I am one of those people who prefers the movie to stick to the source material as much as possible. I am generally understanding of stuff being cut out because of time constraints, but am less forgiving when it comes to scenes being altered in some way, particularly if the change affects the mood/tone/motivation of the original source. When this happens I can’t help but feel the director is imposing his or her own vision a little too much. If the change maintains the integrity of the original source then I am usually OK with it.
Truthfully though in order for me to enjoy a movie based off a book, I usually have to see the movie first so that I don’t have any preconceived ideas haha.

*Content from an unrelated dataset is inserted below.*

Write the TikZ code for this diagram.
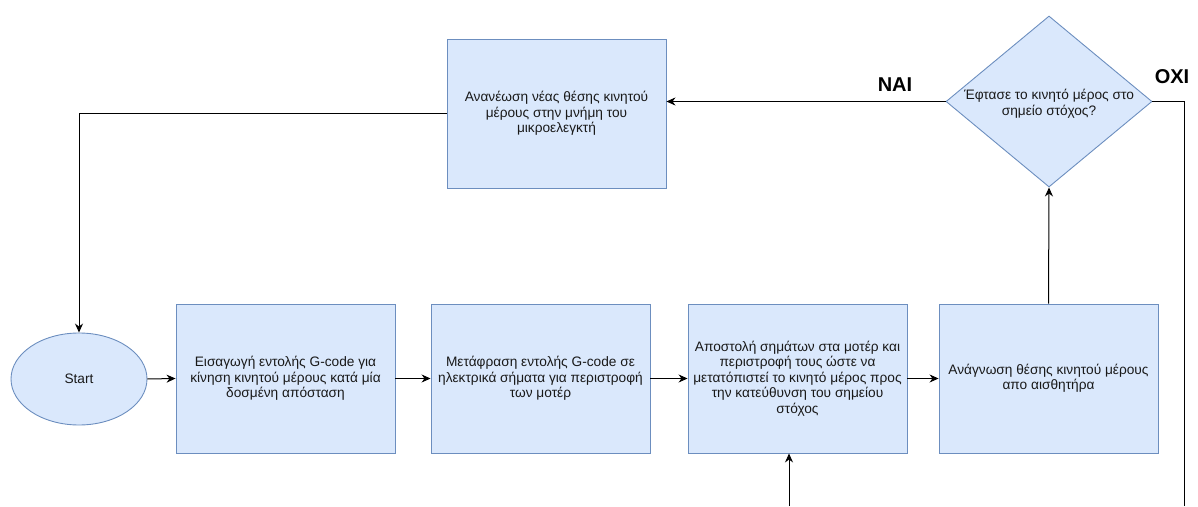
\documentclass[tikz,border=0pt]{standalone}
\usepackage{fontspec}
\setmainfont{Liberation Sans}
\usetikzlibrary{shapes.geometric,arrows.meta}
\definecolor{boxfill}{HTML}{DAE8FC}
\definecolor{boxline}{HTML}{6C8EBF}
\begin{document}
\begin{tikzpicture}[x=1pt,y=1pt,
  every node/.style={font=\fontsize{13.7}{15.5}\selectfont, text=black!90, align=center},
  stepbox/.style={draw=boxline, fill=boxfill, line width=0.9pt, rectangle,
    minimum width=219pt, minimum height=149pt, inner sep=0pt},
  startnode/.style={draw=boxline, fill=boxfill, line width=0.9pt, ellipse,
    minimum width=136pt, minimum height=92pt, inner sep=0pt},
  decision/.style={draw=boxline, fill=boxfill, line width=0.9pt, diamond,
    minimum width=206pt, minimum height=171pt, inner sep=0pt, shape aspect=1.2},
  flow/.style={draw=black, line width=1pt, -{Stealth[length=9pt,width=8pt]}},
  plain/.style={draw=black, line width=1pt},
  answer/.style={font=\fontsize{20}{23}\selectfont\bfseries, text=black}]
\useasboundingbox (0,0) rectangle (1198,506);

% process steps along the bottom row
\node[startnode] (start) at (79,127) {Start};
\node[stepbox] (b1) at (285.5,127.5) {Εισαγωγή εντολής G-code για\\κίνηση κινητού μέρους κατά μία\\δοσμένη απόσταση};
\node[stepbox] (b2) at (540.5,127.5) {Μετάφραση εντολής G-code σε\\ηλεκτρικά σήματα για περιστροφή\\των μοτέρ};
\node[stepbox] (b3) at (797.5,127.5) {Αποστολή σημάτων στα μοτέρ και\\περιστροφή τους ώστε να\\μετατόπιστεί το κινητό μέρος προς\\την κατεύθυνση του σημείου\\στόχος};
\node[stepbox] (b4) at (1048.5,127.5) {Ανάγνωση θέσης κινητού μέρους\\απο αισθητήρα};

% update step and the decision on top
\node[stepbox] (upd) at (556.5,392.5) {Ανανέωση νέας θέσης κινητού\\μέρους στην μνήμη του\\μικροελεγκτή};
\node[decision] (dia) at (1049,404.5) {};
\node at (1049,402) {Έφτασε το κινητό μέρος στο\\σημείο στόχος?};

\node[answer] (yes) at (895,421) {ΝΑΙ};
\node[answer] (no) at (1172,429) {ΟΧΙ};

% loose ends of the loop leaving the bottom edge
\coordinate (noend) at (1184,0);
\coordinate (loopin) at (789,0);

% connectors
\draw[flow] (start.east) -- (b1.west);
\draw[flow] (b1.east) -- (b2.west);
\draw[flow] (b2.east) -- (b3.west);
\draw[flow] (b3.east) -- (b4.west);
\draw[flow] (b4.north) -- (dia.south);
\draw[flow] (dia.west) -- (upd.east |- dia.west);
\draw[plain] (dia.east) -| (noend);
\draw[flow] (loopin) -- (loopin |- b3.south);
\draw[flow] (upd.west) -| (start.north);
\end{tikzpicture}
\end{document}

I agree, I like it when the vision of the original source is maintained. And it’s kind of tough to come to movies with all the ideas about how things look in your head – when I first watched the Harry Potter movies I was kind of mad because nothing looked like I had been imagining it for years, but books are generally vague enough on the way things look so incorporating your own ideas about what things look like from the movies isn’t problematic.